Friday, December 25, 2015

RaspberryPi Heatsink

This might become a series because I am trying to find some results.

Electronics temperature is not an exact science. Yes failures happen when temperatures hit an absolute max, but you can still have stress on electronics based on how long it is “hot”. For example: a device operating at temperature_ambient=25C will outlast a device operating at ambient=25C.

My philosophy is to keep things as cool as conveniently possible. Which is why the Pi is frustrating at times. There’s no heatsink. It’s a chip in the center of the board and that’s it. No fins, no large pads radiating heat away.
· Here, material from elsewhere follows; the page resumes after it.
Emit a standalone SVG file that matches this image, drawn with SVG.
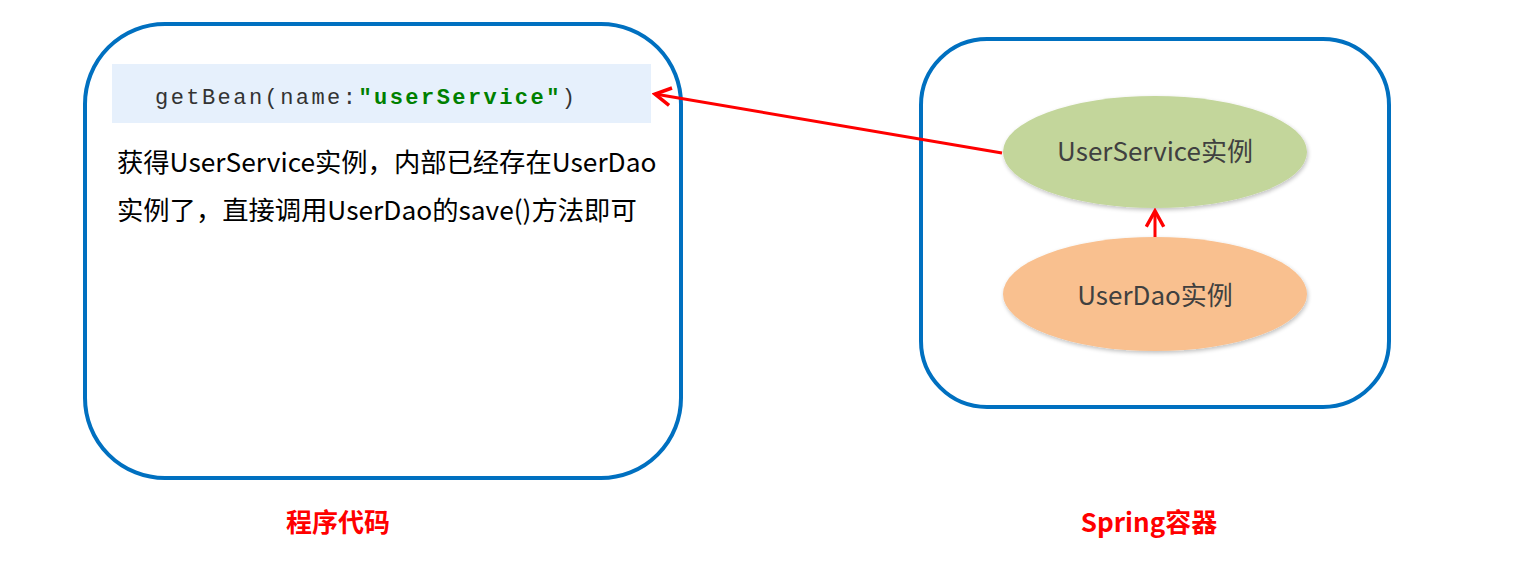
<svg xmlns="http://www.w3.org/2000/svg" width="1532" height="565" viewBox="0 0 1532 565">
  <style>
    .box { fill: #ffffff; stroke: #0070C0; stroke-width: 4; }
    .cjk { font-family: "Noto Sans CJK SC", "Noto Sans", sans-serif; }
    .body { font-size: 26.3px; fill: #000000; }
    .node { font-size: 26px; fill: #404040; text-anchor: middle; }
    .title { font-size: 26px; font-weight: bold; fill: #FF0000; text-anchor: middle; }
    .code { font-family: "Liberation Mono", "DejaVu Sans Mono", monospace; font-size: 22px; fill: #333333; }
    .conn { stroke: #FF0000; stroke-width: 3; fill: none; }
  </style>
  <defs>
    <marker id="open" viewBox="0 0 12 12" refX="10" refY="6" markerWidth="7" markerHeight="7" orient="auto" markerUnits="strokeWidth">
      <path d="M1,1 L10,6 L1,11" fill="none" stroke="#FF0000" stroke-width="2"/>
    </marker>
    <filter id="shadow" x="-10%" y="-20%" width="120%" height="140%">
      <feGaussianBlur in="SourceAlpha" stdDeviation="2"/>
      <feOffset dx="1" dy="2"/>
      <feComponentTransfer><feFuncA type="linear" slope="0.25"/></feComponentTransfer>
      <feMerge><feMergeNode/><feMergeNode in="SourceGraphic"/></feMerge>
    </filter>
  </defs>
  <rect width="1532" height="565" fill="#ffffff"/>

  <g id="program-code">
    <rect class="box" x="85" y="24" width="596" height="454" rx="80" ry="80"/>
    <rect x="112" y="64" width="539" height="59" fill="#E6F0FC"/>
    <text class="code" x="155" y="104" textLength="420" lengthAdjust="spacing">getBean(name:<tspan fill="#008000" font-weight="bold">"userService"</tspan>)</text>
    <text class="cjk body" x="117" y="172">获得UserService实例，内部已经存在UserDao</text>
    <text class="cjk body" x="117" y="220">实例了，直接调用UserDao的save()方法即可</text>
  </g>

  <g id="spring-container">
    <rect class="box" x="921" y="39" width="468" height="368" rx="66" ry="66"/>
  </g>

  <g id="userservice">
    <ellipse cx="1155" cy="152" rx="152" ry="56" fill="#C3D69B" filter="url(#shadow)"/>
    <text class="cjk node" x="1155" y="161">UserService实例</text>
  </g>

  <g id="userdao">
    <ellipse cx="1155" cy="294" rx="152" ry="57" fill="#F9C08F" filter="url(#shadow)"/>
    <text class="cjk node" x="1155" y="305">UserDao实例</text>
  </g>

  <g id="label-program">
    <text class="cjk title" x="338" y="532">程序代码</text>
  </g>
  <g id="label-spring">
    <text class="cjk title" x="1149" y="532">Spring容器</text>
  </g>

  <g id="connectors">
    <line class="conn" x1="1002" y1="153" x2="655" y2="94" marker-end="url(#open)"/>
    <line class="conn" x1="1155" y1="237" x2="1155" y2="211" marker-end="url(#open)"/>
  </g>
</svg>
And it’s not cool to your finger either. It’s surprisingly warm to touch. Of course the next step is to find the temperature of the device. Try running a command like this:

/opt/vc/bin/vcgencmd measure_temp

My apartment is currently ~16C. My Pi0 stashed in the near vicinity of an access point is reading 32.0C. It’s not a perfect measurement because the accuracy of the chip varies in 0.5C steps. I will have a cron job set up eventually and clean up the data in python for the next blog post. Either way, it is still has a temperature rise of 15C above ambient.
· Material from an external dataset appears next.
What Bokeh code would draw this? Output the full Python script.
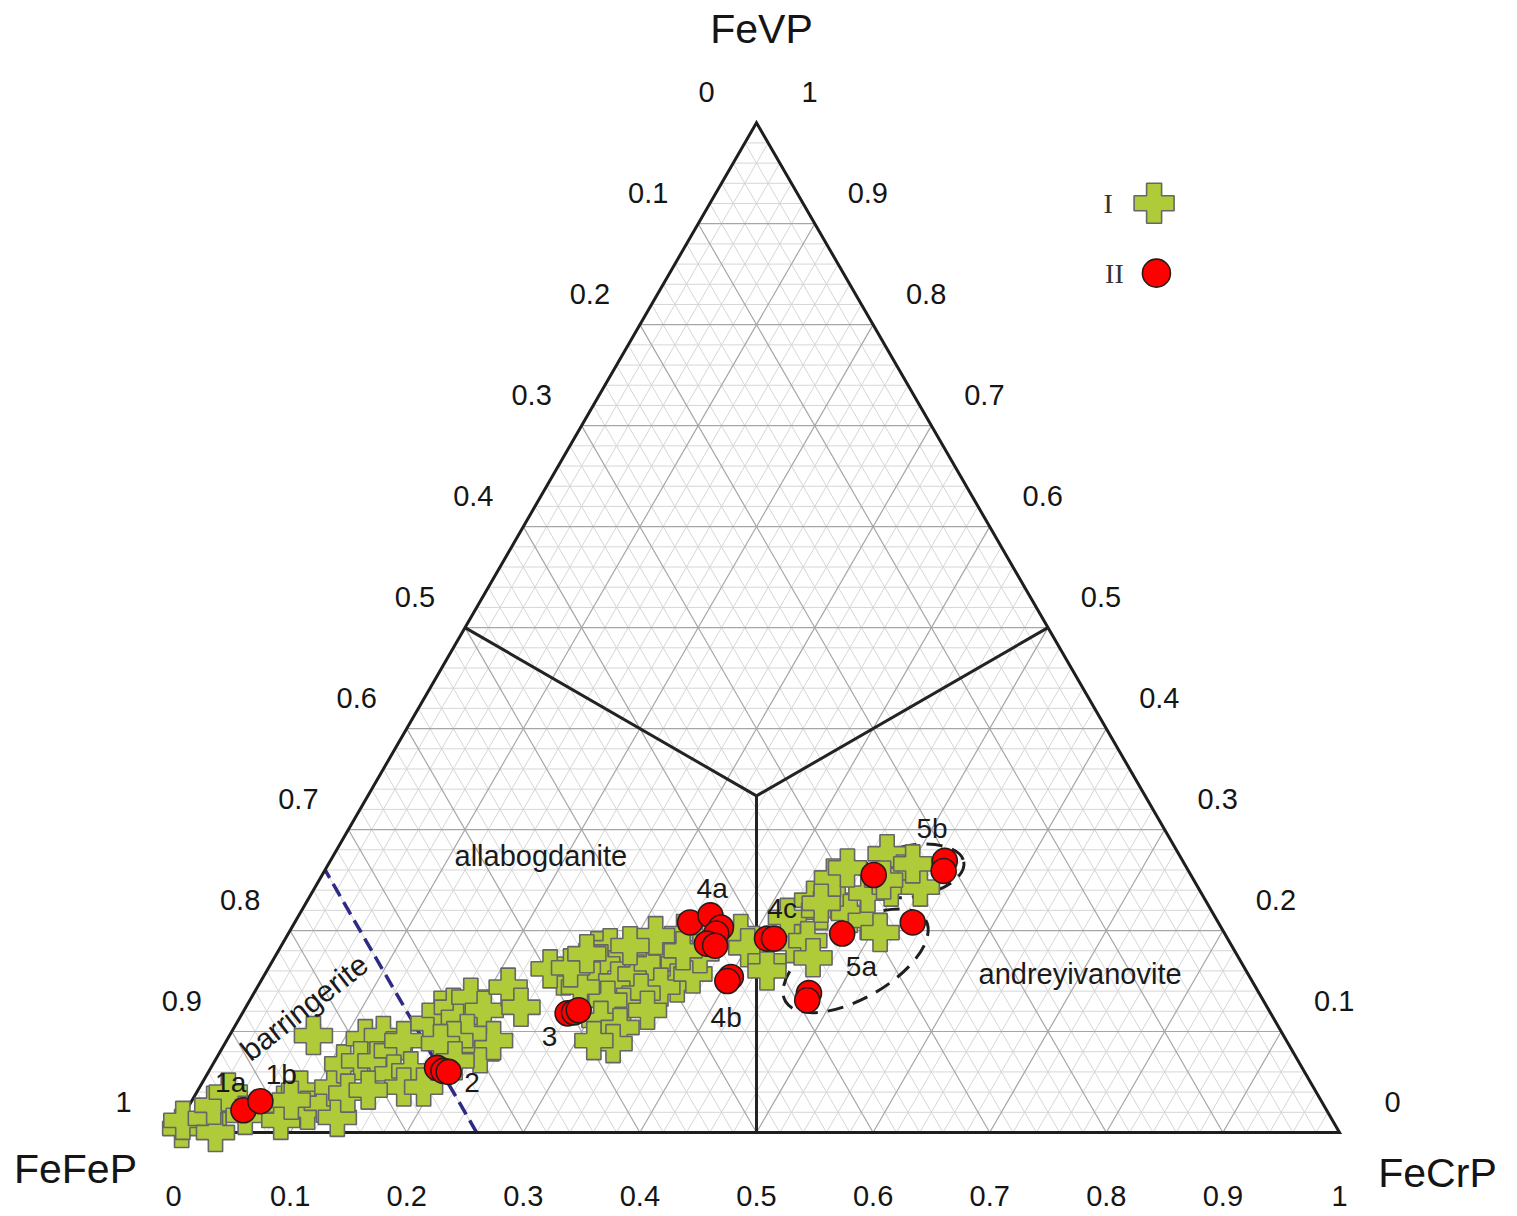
import numpy as np
from bokeh.plotting import figure
from bokeh.models import Range1d
from bokeh.embed import file_html
from bokeh.resources import INLINE
from bokeh.core.properties import value

H = np.sqrt(3) / 2

# ---------------- data (mole fractions FeCrP, FeVP; FeFeP = 1 - both) -------------
I_FeCrP = [0.005, 0.002, 0.022, 0.036, 0.021, 0.027, 0.053, 0.081, 0.086, 0.088,
           0.104, 0.114, 0.115, 0.133, 0.112, 0.072, 0.118, 0.132, 0.125, 0.139,
           0.148, 0.152, 0.160, 0.173, 0.175, 0.166, 0.169, 0.178, 0.189, 0.188,
           0.206, 0.215, 0.236, 0.224, 0.229, 0.203, 0.195, 0.185, 0.192, 0.130,
           0.146, 0.085, 0.257, 0.242, 0.274, 0.283, 0.303, 0.283, 0.285, 0.306,
           0.319, 0.328, 0.332, 0.339, 0.351, 0.358, 0.346, 0.332, 0.324, 0.307,
           0.311, 0.331, 0.333, 0.315, 0.367, 0.363, 0.346, 0.277, 0.259, 0.266,
           0.347, 0.388, 0.401, 0.424, 0.438, 0.420, 0.434, 0.445, 0.455, 0.440,
           0.449, 0.462, 0.472, 0.490, 0.477, 0.429, 0.442, 0.507, 0.474, 0.498,
           0.494, 0.519, 0.484, 0.447, 0.501, 0.316, 0.299, 0.206]
I_FeVP = [0.004, 0.012, 0.014, 0.000, 0.027, 0.040, 0.017, 0.027, 0.012, 0.042,
          0.022, 0.029, 0.045, 0.015, 0.068, 0.096, 0.093, 0.096, 0.071, 0.071,
          0.081, 0.091, 0.058, 0.061, 0.045, 0.108, 0.121, 0.124, 0.114, 0.134,
          0.121, 0.144, 0.124, 0.078, 0.091, 0.098, 0.091, 0.088, 0.045, 0.039,
          0.042, 0.032, 0.155, 0.162, 0.180, 0.183, 0.173, 0.167, 0.150, 0.150,
          0.157, 0.167, 0.183, 0.197, 0.167, 0.148, 0.144, 0.138, 0.124, 0.131,
          0.111, 0.104, 0.088, 0.091, 0.157, 0.177, 0.121, 0.144, 0.163, 0.177,
          0.180, 0.197, 0.183, 0.170, 0.187, 0.213, 0.230, 0.220, 0.230, 0.252,
          0.190, 0.173, 0.217, 0.210, 0.237, 0.160, 0.227, 0.198, 0.276, 0.256,
          0.243, 0.243, 0.250, 0.262, 0.266, 0.195, 0.185, 0.071]

II_FeCrP = [0.049, 0.059, 0.194, 0.201, 0.206, 0.279, 0.284, 0.287, 0.339, 0.353,
            0.368, 0.367, 0.364, 0.372, 0.401, 0.400, 0.413, 0.419, 0.475, 0.530,
            0.476, 0.478, 0.473, 0.527, 0.531]
II_FeVP = [0.022, 0.031, 0.064, 0.061, 0.060, 0.118, 0.119, 0.121, 0.208, 0.215,
           0.203, 0.197, 0.187, 0.185, 0.154, 0.150, 0.192, 0.192, 0.197, 0.208,
           0.138, 0.131, 0.255, 0.269, 0.259]

# point-group labels
LAB_TEXT = ["1a", "1b", "2", "3", "4a", "4b", "4c", "5a", "5b"]
LAB_FeCrP = [0.024, 0.064, 0.231, 0.275, 0.341, 0.417, 0.411, 0.508, 0.500]
LAB_FeVP = [0.050, 0.057, 0.050, 0.095, 0.242, 0.114, 0.222, 0.164, 0.301]

# field names
FIELD_TEXT = ["allabogdanite", "andreyivanovite"]
FIELD_FeCrP = [0.178, 0.699]
FIELD_FeVP = [0.274, 0.157]

# field boundaries (from edge midpoints to the barycentre)
BND_FeCrP = [[0.0, 1/3], [0.5, 1/3], [0.5, 1/3]]
BND_FeVP = [[0.5, 1/3], [0.5, 1/3], [0.0, 1/3]]
BARR_FeFeP = 0.74   # barringerite limit

# dashed groups 5a, 5b
ELL_FeCrP = [0.500, 0.504]
ELL_FeVP = [0.170, 0.259]

TICKS = [0, 0.1, 0.2, 0.3, 0.4, 0.5, 0.6, 0.7, 0.8, 0.9, 1]
TICK_LABELS = ["0", "0.1", "0.2", "0.3", "0.4", "0.5", "0.6", "0.7", "0.8", "0.9", "1"]


def tern(c, v):
    c = np.asarray(c, float)
    v = np.asarray(v, float)
    return c + v / 2, v * H


FONT = value("Liberation Sans")

W, HT = 1512, 1212
SCALE = 1166.0
X0, Y0 = 173.0, 1132.0   # pixel position of the FeFeP corner
p = figure(width=W, height=HT,
           x_range=Range1d(-X0 / SCALE, (W - X0) / SCALE),
           y_range=Range1d((Y0 - HT) / SCALE, Y0 / SCALE),
           output_backend="svg", toolbar_location=None, min_border=0,
           x_axis_location=None, y_axis_location=None)
p.grid.visible = False
p.outline_line_color = None
p.background_fill_color = "white"


def family_lines(vals):
    xs, ys = [], []
    for t in vals:
        for (c0, v0, c1, v1) in [(0, t, 1 - t, t), (t, 0, t, 1 - t), (1 - t, 0, 0, 1 - t)]:
            x, y = tern([c0, c1], [v0, v1])
            xs.append(list(x))
            ys.append(list(y))
    return xs, ys


minor = [k / 50 for k in range(1, 50) if k % 5 != 0]
major = [k / 10 for k in range(1, 10)]
mx, my = family_lines(minor)
p.multi_line(mx, my, line_color="#d6d6d6", line_width=1)
Mx, My = family_lines(major)
p.multi_line(Mx, My, line_color="#a6a6a6", line_width=1.2)

# boundaries
bx, by = [], []
for cs, vs in zip(BND_FeCrP, BND_FeVP):
    x, y = tern(cs, vs)
    bx.append(list(x))
    by.append(list(y))
p.multi_line(bx, by, line_color="#232323", line_width=3)

# barringerite line
x, y = tern([1 - BARR_FeFeP, 0], [0, 1 - BARR_FeFeP])
p.line(x, y, line_color="#2e2a86", line_width=3.5, line_dash="14 7")

# outline
x, y = tern([0, 1, 0, 0], [0, 0, 1, 0])
p.line(x, y, line_color="#1e1e1e", line_width=3, line_join="miter")

# ellipses
ex, ey = tern(ELL_FeCrP, ELL_FeVP)
p.ellipse(ex, ey, width=[0.139, 0.090], height=[0.064, 0.044],
          angle=[np.radians(30), np.radians(10)],
          fill_color=None, line_color="#1e1e1e", line_width=3, line_dash="16 10")

# data
x, y = tern(I_FeCrP, I_FeVP)
p.scatter(x, y, marker="plus", size=38, fill_color="#afcb3a",
          line_color="#666666", line_width=1.6)
x, y = tern(II_FeCrP, II_FeVP)
p.scatter(x, y, marker="circle", size=25, fill_color="#ff0000",
          line_color="#2a1a1a", line_width=1.6)

# tick labels
t = np.array(TICKS)
x, y = tern(np.zeros_like(t), 1 - t)
p.text(x, y, text=TICK_LABELS, x_offset=-50, y_offset=-31, text_align="center",
       text_baseline="middle", text_font=FONT, text_font_size="29px", text_color="#151515")
x, y = tern(1 - t, t)
p.text(x, y, text=TICK_LABELS, x_offset=53, y_offset=-31, text_align="center",
       text_baseline="middle", text_font=FONT, text_font_size="29px", text_color="#151515")
x, y = tern(t, np.zeros_like(t))
p.text(x, y, text=TICK_LABELS, x_offset=0, y_offset=63, text_align="center",
       text_baseline="middle", text_font=FONT, text_font_size="29px", text_color="#151515")

# vertex names
x, y = tern([0, 0, 1], [1, 0, 0])
p.text(x, y, text=["FeVP", "FeFeP", "FeCrP"], x_offset=[5, -98, 98],
       y_offset=[-94, 36, 40], text_align="center", text_baseline="middle",
       text_font=FONT, text_font_size="41px", text_color="#151515")

# group labels
x, y = tern(LAB_FeCrP, LAB_FeVP)
p.text(x, y, text=LAB_TEXT, text_align="center", text_baseline="middle",
       text_font=FONT, text_font_size="28px", text_color="#1a1a1a")

# field names
x, y = tern(FIELD_FeCrP, FIELD_FeVP)
p.text(x, y, text=FIELD_TEXT, text_align="center", text_baseline="middle",
       text_font=FONT, text_font_size="29px", text_color="#1a1a1a")
x, y = tern([0.050], [0.124])
p.text(x, y, text=["barringerite"], angle=np.radians(38), text_align="center",
       text_baseline="middle", text_font=FONT, text_font_size="30px", text_color="#1a1a1a")

# legend
LEG_X, LEG_Y, LEG_DY = 0.841, 0.797, 0.060
p.scatter([LEG_X], [LEG_Y], marker="plus", size=40, fill_color="#afcb3a",
          line_color="#666666", line_width=1.6)
p.scatter([LEG_X + 0.002], [LEG_Y - LEG_DY], marker="circle", size=28,
          fill_color="#ff0000", line_color="#2a1a1a", line_width=1.6)
p.text([LEG_X, LEG_X + 0.002], [LEG_Y, LEG_Y - LEG_DY], text=["I", "II"],
       x_offset=[-46, -42], text_align="center", text_baseline="middle",
       text_font=value("Liberation Serif"), text_font_size="28px", text_color="#333333")

open("out.html", "w").write(file_html(p, INLINE))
I have another Pi that is in my living room (where I am getting the ambient temperature measurement). This Pi has a heatsink with the Arctic Silver Thermal Adhesive product and a small aluminum heatsink from Alibaba. It has temperature readings of 29.3C, still temperature rise of 15C above ambient.

Some factors that "may" be related:
* Pi1 is running a CUPS server.
* Pi1 is crammed into a corner next to the printer.
* Pi2 has no peripherals plugged into it

Questions left open:
* Pi1 has thermal adhesive, maybe it's not applied well?
* Pi1 has adhesive on the plastic body "chip top", maybe thermal resistance from the die to the top is too high to get benefits?
* How is the measurement done for the temperature in the Pi's?
* Is it worth having some temperature sensors to monitor the temperature in my apartment to have a good baseline to compare the Pi measurement to?